----- Data lines

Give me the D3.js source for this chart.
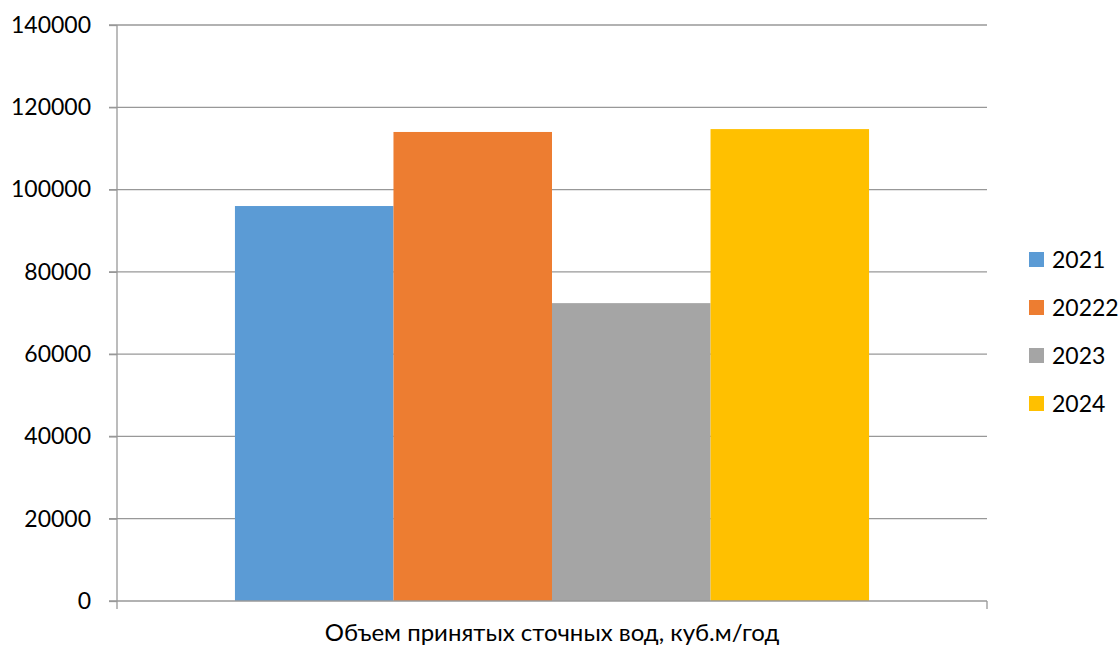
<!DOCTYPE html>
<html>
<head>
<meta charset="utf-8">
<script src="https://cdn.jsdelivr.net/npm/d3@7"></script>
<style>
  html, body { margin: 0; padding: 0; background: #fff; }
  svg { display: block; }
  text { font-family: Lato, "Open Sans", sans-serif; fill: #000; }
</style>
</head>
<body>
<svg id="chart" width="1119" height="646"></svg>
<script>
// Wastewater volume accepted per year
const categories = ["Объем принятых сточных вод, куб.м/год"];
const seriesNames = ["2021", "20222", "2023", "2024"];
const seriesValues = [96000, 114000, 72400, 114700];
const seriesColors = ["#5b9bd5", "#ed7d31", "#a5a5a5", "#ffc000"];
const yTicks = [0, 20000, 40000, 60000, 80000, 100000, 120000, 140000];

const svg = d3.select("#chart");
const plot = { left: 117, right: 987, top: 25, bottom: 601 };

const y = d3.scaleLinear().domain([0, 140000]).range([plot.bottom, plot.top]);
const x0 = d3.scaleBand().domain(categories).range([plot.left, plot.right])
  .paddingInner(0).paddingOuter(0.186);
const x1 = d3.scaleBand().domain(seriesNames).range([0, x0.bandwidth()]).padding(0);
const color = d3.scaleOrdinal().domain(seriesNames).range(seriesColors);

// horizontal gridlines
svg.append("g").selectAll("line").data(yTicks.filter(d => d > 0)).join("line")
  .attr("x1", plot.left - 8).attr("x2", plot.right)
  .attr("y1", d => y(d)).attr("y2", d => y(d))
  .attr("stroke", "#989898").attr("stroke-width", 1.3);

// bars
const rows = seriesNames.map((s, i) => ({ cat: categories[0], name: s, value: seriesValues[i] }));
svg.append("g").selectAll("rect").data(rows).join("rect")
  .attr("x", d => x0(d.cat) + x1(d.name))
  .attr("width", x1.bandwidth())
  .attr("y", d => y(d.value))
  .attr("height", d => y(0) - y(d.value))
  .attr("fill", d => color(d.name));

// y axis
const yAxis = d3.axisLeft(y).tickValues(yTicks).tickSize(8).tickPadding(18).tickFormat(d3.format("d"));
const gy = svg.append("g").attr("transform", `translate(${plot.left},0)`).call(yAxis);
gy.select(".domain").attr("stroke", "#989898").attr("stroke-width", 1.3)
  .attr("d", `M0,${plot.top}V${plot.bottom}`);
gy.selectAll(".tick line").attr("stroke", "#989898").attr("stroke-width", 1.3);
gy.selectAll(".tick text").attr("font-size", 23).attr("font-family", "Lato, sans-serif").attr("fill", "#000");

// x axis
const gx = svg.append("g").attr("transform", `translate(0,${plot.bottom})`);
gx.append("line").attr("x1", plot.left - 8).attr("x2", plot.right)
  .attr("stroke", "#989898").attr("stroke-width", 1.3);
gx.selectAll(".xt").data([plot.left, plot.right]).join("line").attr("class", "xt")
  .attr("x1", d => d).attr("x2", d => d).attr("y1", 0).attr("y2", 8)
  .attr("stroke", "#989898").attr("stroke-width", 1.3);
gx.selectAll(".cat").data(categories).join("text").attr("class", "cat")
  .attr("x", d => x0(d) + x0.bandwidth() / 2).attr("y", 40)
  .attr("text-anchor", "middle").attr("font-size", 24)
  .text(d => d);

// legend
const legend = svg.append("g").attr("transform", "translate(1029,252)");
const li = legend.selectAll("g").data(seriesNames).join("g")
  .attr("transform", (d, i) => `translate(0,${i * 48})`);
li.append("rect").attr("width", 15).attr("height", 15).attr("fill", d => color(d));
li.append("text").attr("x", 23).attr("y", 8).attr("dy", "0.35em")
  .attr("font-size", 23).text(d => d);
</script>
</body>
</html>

----------

Give again, exactly, the lines from the start of the data through the one holding "d => color(d.name));"; omit the pictures.

Give me the D3.js source for this chart.
<!DOCTYPE html>
<html>
<head>
<meta charset="utf-8">
<script src="https://cdn.jsdelivr.net/npm/d3@7"></script>
<style>
  html, body { margin: 0; padding: 0; background: #fff; }
  svg { display: block; }
  text { font-family: Lato, "Open Sans", sans-serif; fill: #000; }
</style>
</head>
<body>
<svg id="chart" width="1119" height="646"></svg>
<script>
// Wastewater volume accepted per year
const categories = ["Объем принятых сточных вод, куб.м/год"];
const seriesNames = ["2021", "20222", "2023", "2024"];
const seriesValues = [96000, 114000, 72400, 114700];
const seriesColors = ["#5b9bd5", "#ed7d31", "#a5a5a5", "#ffc000"];
const yTicks = [0, 20000, 40000, 60000, 80000, 100000, 120000, 140000];

const svg = d3.select("#chart");
const plot = { left: 117, right: 987, top: 25, bottom: 601 };

const y = d3.scaleLinear().domain([0, 140000]).range([plot.bottom, plot.top]);
const x0 = d3.scaleBand().domain(categories).range([plot.left, plot.right])
  .paddingInner(0).paddingOuter(0.186);
const x1 = d3.scaleBand().domain(seriesNames).range([0, x0.bandwidth()]).padding(0);
const color = d3.scaleOrdinal().domain(seriesNames).range(seriesColors);

// horizontal gridlines
svg.append("g").selectAll("line").data(yTicks.filter(d => d > 0)).join("line")
  .attr("x1", plot.left - 8).attr("x2", plot.right)
  .attr("y1", d => y(d)).attr("y2", d => y(d))
  .attr("stroke", "#989898").attr("stroke-width", 1.3);

// bars
const rows = seriesNames.map((s, i) => ({ cat: categories[0], name: s, value: seriesValues[i] }));
svg.append("g").selectAll("rect").data(rows).join("rect")
  .attr("x", d => x0(d.cat) + x1(d.name))
  .attr("width", x1.bandwidth())
  .attr("y", d => y(d.value))
  .attr("height", d => y(0) - y(d.value))
  .attr("fill", d => color(d.name));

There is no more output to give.